# Our current babas needing a home



## CaninoAnimalRescue (Oct 8, 2012)

Hi guys, just a quick post on behalf of our new residents who are all looking for homes 

Cookie (tortie) and Biscuit (ginger) were found in a cardboard cat carrier in a hedge and taken in by an elderly lady as the carrier had practically melted away in the rain. She unfortunately was severley asthmatic and allergic to their fur but bless her she kept them for two weeks and landed herself in hospital before signing them over to rescue. They are absolutely wonderful, they are a pleasure to be around and love other cats, Biscuit especially is a wonderful cuddler, but will cover you in dribble :ciappa:

My special boy Eddie (white and black cowprint boy!) is the only one of Fayes kittens who is unreserved. For those of you who didn't catch my thread in Cat Chat, it was originally thought that he might have downs syndrome or some sort of brain damage, however he has developed really well and is slowly but surely catching up to his brothers and sisters!

Faye (long haired calico) was dumped outside of a charity shop and soon after, gave birth to her last ever litter, I think she has just been used for breeding and seems to have inhaled a lot of smoke.
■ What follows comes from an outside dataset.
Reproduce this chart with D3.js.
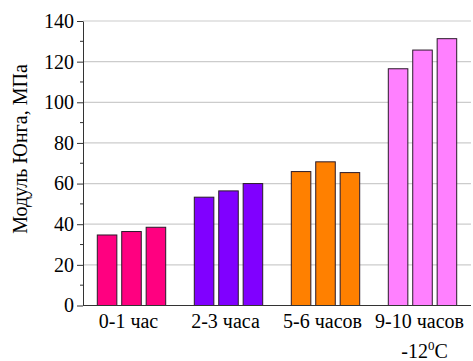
<!DOCTYPE html>
<html>
<head>
<meta charset="utf-8">
<script src="https://cdn.jsdelivr.net/npm/d3@7"></script>
<style>
  html, body { margin: 0; padding: 0; background: #fff; }
  svg { display: block; }
</style>
</head>
<body>
<svg id="chart" width="473" height="361"></svg>
<script>
// Young's modulus by curing time, three samples per time interval
const categories = ["0-1 час", "2-3 часа", "5-6 часов", "9-10 часов"];
const samples = [0, 1, 2];
const values = [
  [34.7, 36.4, 38.5],
  [53.3, 56.4, 60.0],
  [65.9, 70.7, 65.4],
  [116.5, 125.7, 131.3]
];
const colors = ["#ff0080", "#8000ff", "#ff8000", "#ff80ff"];
const yTicks = [0, 20, 40, 60, 80, 100, 120, 140];
const yMinorTicks = [10, 30, 50, 70, 90, 110, 130];
const yTitle = "Модуль Юнга, МПа";
const tempNote = "-12";

const serif = '"Liberation Serif"';
const svg = d3.select("#chart");
const plotLeft = 83, plotRight = 471, plotTop = 21, plotBottom = 305.5;

const x0 = d3.scaleBand().domain(categories).range([plotLeft, plotRight]);
const x1 = d3.scaleBand().domain(samples).range([-34.2, 34.2]).paddingInner(0.2);
const y = d3.scaleLinear().domain([0, 140]).range([plotBottom, plotTop]);

// horizontal grid lines
svg.append("g")
  .selectAll("line")
  .data(yTicks.filter(d => d > 0))
  .join("line")
  .attr("x1", plotLeft).attr("x2", plotRight)
  .attr("y1", d => y(d)).attr("y2", d => y(d))
  .attr("stroke", "#cccccc").attr("stroke-width", 1.2);

// bars
const groups = svg.append("g")
  .selectAll("g")
  .data(categories)
  .join("g")
  .attr("transform", d => `translate(${x0(d) + x0.bandwidth() / 2},0)`);

groups.selectAll("rect")
  .data((d, i) => values[i].map((v, j) => ({ v, j, c: colors[i] })))
  .join("rect")
  .attr("x", d => x1(d.j))
  .attr("width", x1.bandwidth())
  .attr("y", d => y(d.v))
  .attr("height", d => y(0) - y(d.v))
  .attr("fill", d => d.c)
  .attr("stroke", "#2a1a2a")
  .attr("stroke-width", 1);

// y axis with major and minor ticks
const yAxis = svg.append("g")
  .attr("transform", `translate(${plotLeft},0)`)
  .call(d3.axisLeft(y).tickValues(yTicks).tickSize(6).tickSizeOuter(0).tickPadding(3));
yAxis.selectAll("text")
  .style("font-family", serif).style("font-size", "20px").attr("fill", "#000");
yAxis.selectAll("line, path").attr("stroke", "#333");

svg.append("g")
  .selectAll("line")
  .data(yMinorTicks)
  .join("line")
  .attr("x1", plotLeft - 3).attr("x2", plotLeft)
  .attr("y1", d => y(d)).attr("y2", d => y(d))
  .attr("stroke", "#333");

// x axis baseline
svg.append("line")
  .attr("x1", plotLeft).attr("x2", plotRight)
  .attr("y1", y(0)).attr("y2", y(0))
  .attr("stroke", "#333");

// category labels
svg.append("g")
  .selectAll("text")
  .data(categories)
  .join("text")
  .attr("x", d => x0(d) + x0.bandwidth() / 2 - 3)
  .attr("y", 328)
  .attr("text-anchor", "middle")
  .style("font-family", serif).style("font-size", "20px")
  .text(d => d);

// temperature note under the last group
const note = svg.append("text")
  .attr("x", x0(categories[3]) + x0.bandwidth() / 2 + 2)
  .attr("y", 358)
  .attr("text-anchor", "middle")
  .style("font-family", serif).style("font-size", "20px");
note.append("tspan").text(tempNote);
note.append("tspan").style("font-size", "13px").attr("dy", -8).text("0");
note.append("tspan").attr("dy", 8).text("C");

// y axis title
svg.append("text")
  .attr("transform", "translate(20,149) rotate(-90)")
  .attr("text-anchor", "middle")
  .attr("dy", "0.35em")
  .style("font-family", serif).style("font-size", "20px")
  .text(yTitle);
</script>
</body>
</html>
Her breathing has cleared up wonderfully, the vets have given her the ok but she does still snore! She does not like other cats at the minute but I think this is just because of her being protective of the kittens and I'm sure that most experienced owners would be able to introduce her successfully to their own kitty cats!

And last, but not least we have black & white Gem and her three B&W babies Cleo, Bumble and Didi who were born on August 9th. Gem was a stray and managed to convince a family to let her in, they had seen her around before and she seemed very anxious...little that they know that she would then pop out the three kittens on their living room carpet :laugh: but luckily they were very nice and cared for the mum and kittens for the first week before signing them over to us. Gem is only a young'un herself and has an absolutely wonderful personality. She is not overly interested in her kittens if it means she can have a fuss instead!



If any of you guys would be interested in adopting any of these little lovelies then please get in touch. They really are a lovely bunch and deserve the best owners, which is why I posted them on here  xxx


----------



## catcoonz (Aug 4, 2012)

Dont tempt me with Little Eddie, he is just sooo cute.

Hope they find homes soon.


----------



## muffin789 (Jan 28, 2013)

Faye is gorgeous!!!! :001_wub: Wish I had the room for another, but we've only just got the balance here right, and I think three (plus me) in a smallish flat would be unfair on all concerned.

Hope they find their new slaves very soon


----------



## cats galore (Jul 17, 2012)

lovely looking cats:001_wub:. sorry i can't help but at present there are 21 cats/kittens in my home - 7 of which will be needing their forever homes in the future. i'm sure they will find loving homes very soon


----------